Ну, а вот, смотрите, все-таки совместимость какая. Я очень хорошо помню, я был молодым и наглым аспирантом. Были «Рождественские чтения». И выступал какой-то очень заслуженный физик, даже заведующий кафедрой какого-то учебного заведения уважаемого, и он говорил, что вот, всё совместимо и нужно сопрягать. И я, поскольку был молодым и наглым, я что-то попросил слова, и я сказал, что вот в вашей логике, уважаемый профессор, получается, что есть христиане, мусульмане, буддисты и физики. И они должны сопрягать. В шестнадцатом, по-моему, году, когда Патриарх встречался с учеными в Сарове, он сказал, что маятник качнулся в другую сторону, раньше с помощью космонавтов пытались доказать, что Бога нет, а теперь иногда пытаются доказать, что Он есть. Мы о какой говорим совместимости?
Да, есть модели взаимодействия науки и религии. Это еще Ян Барбур этот конфликт, то, что мы знали, наука доказала, что Бога нет, и чудес нет, и нет святых ангелов, никого нет, а материя разумна, не знаю, видимо, так. Кстати, недавно очень интересный услышал такой момент. Был такой ученый Раппопорт, биолог очень известный. И он говорил, что ленинское определение материи является идеалистическим, потому что, согласно этому, материя существует независимо от нашего сознания. То есть получается, что сознание существует независимо от материи. То есть одна модель конфликта. Другая модель диалога. Модель интеграции. Вот модель интеграции, которую сейчас, наверное, Святейший говорил, то есть когда, действительно, мы пытаемся науку и религию свести в одно, сделать такое… то есть алгеброй гармонию измерить. И вот это, наверное, самый опасный путь. Потому что, скажем, Николай Федорович Федоров, у него как раз была идея воскрешения мертвых. То, что, значит, это будет не какой-то сверхъестественный акт, как учит Откровение нас, а это будет, действительно, что люди достигнут такого этого самого, что они всех воскресят. Но у меня вопрос к нему оставался: зачем всех-то воскрешать? То есть надо хороших людей воскресить, а каких-нибудь злодеев, может быть, и не стоит. А, согласно Откровению, воскреснут все. «Воскреснут мертвые, и восстанут иже во гробех».

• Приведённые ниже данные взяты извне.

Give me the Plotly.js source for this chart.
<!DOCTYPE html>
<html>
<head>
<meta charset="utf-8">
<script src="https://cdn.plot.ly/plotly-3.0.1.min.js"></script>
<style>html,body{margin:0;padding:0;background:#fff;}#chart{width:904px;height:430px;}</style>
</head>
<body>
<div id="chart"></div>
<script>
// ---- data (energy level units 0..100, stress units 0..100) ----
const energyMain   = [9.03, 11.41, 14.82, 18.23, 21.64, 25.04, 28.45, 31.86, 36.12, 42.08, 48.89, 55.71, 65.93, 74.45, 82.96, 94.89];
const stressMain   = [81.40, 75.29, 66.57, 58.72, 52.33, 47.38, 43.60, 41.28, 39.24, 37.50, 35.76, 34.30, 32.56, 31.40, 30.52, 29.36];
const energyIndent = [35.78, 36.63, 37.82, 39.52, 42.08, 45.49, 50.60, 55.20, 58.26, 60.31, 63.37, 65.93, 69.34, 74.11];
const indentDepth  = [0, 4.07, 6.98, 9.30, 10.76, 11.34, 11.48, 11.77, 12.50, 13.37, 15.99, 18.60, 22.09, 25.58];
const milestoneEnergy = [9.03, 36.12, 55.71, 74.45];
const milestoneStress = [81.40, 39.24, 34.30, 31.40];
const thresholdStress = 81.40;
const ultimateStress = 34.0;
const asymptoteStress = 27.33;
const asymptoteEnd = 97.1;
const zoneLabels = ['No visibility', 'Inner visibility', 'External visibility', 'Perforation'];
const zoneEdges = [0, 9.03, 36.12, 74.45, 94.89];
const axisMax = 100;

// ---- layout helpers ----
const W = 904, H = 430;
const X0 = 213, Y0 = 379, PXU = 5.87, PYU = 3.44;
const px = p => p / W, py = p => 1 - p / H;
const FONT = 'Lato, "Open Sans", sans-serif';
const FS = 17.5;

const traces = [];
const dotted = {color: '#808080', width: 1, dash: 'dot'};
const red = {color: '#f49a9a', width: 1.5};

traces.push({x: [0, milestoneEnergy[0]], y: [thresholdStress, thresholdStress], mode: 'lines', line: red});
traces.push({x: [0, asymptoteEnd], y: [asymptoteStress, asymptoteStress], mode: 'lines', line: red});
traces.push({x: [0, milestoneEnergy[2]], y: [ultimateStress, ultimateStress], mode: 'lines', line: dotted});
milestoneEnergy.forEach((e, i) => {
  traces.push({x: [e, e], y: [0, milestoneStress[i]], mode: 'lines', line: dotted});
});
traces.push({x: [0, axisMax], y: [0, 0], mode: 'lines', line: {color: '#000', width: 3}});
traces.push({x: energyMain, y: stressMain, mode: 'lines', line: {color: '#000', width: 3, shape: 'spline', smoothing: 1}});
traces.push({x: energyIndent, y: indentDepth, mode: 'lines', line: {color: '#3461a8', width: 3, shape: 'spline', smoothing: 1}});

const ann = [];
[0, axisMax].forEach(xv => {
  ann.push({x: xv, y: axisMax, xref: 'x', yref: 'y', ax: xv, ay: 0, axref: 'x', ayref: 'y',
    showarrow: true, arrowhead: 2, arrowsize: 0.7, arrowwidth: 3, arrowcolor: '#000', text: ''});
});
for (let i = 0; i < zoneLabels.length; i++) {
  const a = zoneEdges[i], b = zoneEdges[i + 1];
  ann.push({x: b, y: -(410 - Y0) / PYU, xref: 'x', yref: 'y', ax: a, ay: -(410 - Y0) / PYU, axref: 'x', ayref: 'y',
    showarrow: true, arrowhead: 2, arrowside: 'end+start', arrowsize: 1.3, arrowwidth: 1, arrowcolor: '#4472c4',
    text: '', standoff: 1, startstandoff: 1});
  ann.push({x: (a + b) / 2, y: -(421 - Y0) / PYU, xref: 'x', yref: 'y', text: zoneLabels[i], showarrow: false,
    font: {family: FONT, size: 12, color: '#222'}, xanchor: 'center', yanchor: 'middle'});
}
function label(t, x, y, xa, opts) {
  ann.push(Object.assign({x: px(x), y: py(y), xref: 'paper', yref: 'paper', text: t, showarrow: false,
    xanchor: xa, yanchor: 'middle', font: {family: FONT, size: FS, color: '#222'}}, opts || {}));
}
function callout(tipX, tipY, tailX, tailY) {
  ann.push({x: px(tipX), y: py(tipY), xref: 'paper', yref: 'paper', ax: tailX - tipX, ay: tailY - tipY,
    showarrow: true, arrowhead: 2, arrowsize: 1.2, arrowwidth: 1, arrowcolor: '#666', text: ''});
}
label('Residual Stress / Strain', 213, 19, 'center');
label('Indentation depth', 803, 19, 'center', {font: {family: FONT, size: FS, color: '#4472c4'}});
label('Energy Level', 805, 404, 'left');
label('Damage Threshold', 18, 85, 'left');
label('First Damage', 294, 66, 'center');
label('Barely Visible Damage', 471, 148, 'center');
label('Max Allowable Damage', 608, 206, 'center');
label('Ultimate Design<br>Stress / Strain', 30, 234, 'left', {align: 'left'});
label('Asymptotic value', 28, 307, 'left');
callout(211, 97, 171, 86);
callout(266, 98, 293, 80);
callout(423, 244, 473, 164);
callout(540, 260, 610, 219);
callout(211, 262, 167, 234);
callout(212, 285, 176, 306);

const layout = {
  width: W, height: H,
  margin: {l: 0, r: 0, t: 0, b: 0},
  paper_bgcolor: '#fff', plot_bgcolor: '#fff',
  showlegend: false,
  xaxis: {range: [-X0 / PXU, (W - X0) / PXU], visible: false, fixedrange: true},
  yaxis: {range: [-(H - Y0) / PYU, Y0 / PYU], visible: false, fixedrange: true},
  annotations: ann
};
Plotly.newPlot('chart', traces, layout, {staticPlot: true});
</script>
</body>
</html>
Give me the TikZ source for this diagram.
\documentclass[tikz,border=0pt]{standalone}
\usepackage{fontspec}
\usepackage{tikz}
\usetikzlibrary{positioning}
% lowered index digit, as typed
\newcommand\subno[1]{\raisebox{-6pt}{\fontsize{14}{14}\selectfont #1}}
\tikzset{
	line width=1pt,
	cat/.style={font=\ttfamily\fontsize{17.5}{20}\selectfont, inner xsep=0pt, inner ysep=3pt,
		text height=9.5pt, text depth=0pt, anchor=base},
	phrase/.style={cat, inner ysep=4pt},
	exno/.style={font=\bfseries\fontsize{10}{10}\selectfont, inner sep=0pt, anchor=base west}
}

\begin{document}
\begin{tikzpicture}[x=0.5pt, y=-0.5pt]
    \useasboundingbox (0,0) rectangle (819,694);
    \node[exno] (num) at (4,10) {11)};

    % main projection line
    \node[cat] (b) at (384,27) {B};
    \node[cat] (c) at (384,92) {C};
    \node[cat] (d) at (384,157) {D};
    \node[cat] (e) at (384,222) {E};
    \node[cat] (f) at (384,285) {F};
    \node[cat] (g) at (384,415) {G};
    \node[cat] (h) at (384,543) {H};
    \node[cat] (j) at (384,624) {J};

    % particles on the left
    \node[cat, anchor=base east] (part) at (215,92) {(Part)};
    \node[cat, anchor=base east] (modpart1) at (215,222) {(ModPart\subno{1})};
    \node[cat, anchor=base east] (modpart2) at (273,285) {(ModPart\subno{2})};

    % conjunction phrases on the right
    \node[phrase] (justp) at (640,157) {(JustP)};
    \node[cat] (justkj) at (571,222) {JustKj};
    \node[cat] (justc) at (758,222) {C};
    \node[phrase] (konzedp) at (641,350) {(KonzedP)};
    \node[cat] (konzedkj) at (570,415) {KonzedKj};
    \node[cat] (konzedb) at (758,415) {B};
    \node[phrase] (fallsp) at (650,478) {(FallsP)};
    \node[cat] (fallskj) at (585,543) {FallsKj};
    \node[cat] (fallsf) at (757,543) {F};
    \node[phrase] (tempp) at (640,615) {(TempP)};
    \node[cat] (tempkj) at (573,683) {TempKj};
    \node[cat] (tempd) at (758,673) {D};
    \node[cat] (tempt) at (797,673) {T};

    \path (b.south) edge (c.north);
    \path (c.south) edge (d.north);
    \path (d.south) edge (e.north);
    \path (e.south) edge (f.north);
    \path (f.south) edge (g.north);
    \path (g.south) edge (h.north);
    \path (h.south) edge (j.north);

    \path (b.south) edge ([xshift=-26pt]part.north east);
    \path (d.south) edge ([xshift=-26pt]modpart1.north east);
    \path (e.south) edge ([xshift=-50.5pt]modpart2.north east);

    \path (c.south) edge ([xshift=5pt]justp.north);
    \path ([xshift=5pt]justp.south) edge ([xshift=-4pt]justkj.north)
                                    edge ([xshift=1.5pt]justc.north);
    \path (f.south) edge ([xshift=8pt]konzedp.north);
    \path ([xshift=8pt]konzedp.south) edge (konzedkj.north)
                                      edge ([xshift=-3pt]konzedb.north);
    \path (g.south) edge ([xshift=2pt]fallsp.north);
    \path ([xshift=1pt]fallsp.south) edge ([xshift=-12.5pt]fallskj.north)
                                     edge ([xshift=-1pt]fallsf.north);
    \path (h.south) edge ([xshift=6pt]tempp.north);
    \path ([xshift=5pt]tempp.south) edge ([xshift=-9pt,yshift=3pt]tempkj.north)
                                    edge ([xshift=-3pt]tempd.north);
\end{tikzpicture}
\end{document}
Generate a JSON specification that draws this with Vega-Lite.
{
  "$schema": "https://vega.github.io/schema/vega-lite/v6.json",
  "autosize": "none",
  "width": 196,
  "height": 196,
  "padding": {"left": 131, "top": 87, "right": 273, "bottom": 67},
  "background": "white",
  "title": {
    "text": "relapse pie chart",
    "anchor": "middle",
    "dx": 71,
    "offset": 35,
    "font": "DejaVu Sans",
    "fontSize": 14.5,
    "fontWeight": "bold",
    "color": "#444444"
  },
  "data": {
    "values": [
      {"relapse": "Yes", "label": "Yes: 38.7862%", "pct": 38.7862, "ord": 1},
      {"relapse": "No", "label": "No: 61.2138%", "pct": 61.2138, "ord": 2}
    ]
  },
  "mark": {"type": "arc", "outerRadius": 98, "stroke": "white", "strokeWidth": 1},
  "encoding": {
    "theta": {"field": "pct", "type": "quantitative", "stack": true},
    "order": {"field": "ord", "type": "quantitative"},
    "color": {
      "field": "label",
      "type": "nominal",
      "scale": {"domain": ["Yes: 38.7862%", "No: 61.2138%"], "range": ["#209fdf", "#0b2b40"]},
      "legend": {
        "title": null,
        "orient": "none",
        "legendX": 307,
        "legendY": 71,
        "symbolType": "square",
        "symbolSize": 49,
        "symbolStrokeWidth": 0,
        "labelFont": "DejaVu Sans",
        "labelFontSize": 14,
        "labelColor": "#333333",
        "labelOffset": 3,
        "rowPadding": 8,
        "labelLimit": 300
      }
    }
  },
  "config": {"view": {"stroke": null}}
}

А вот, знаете, еще из вопросов, над которыми размышляешь все время. У меня просто есть курс, философии и культуры, и я студентам рассказываю как раз о разных способах познания мира. И я всегда говорю, что в основании религии лежит религиозный опыт. Я говорю, что религиозный опыт отличается от опыта науки, есть опыт художественный и так далее. И кстати, с некоторыми моими гостями говорил, в частности с философами, о том, что не так просто объяснить, что такое религиозный опыт и в чем его отличия, скажем, от того же художественного. Вот человек в храме расплакался — ну и он на спектакле расплакался и так далее. Вот вы смогли бы, если вам близким для вас является такой подход, объяснить, а что такое религиозный опыт, в чем его специфика?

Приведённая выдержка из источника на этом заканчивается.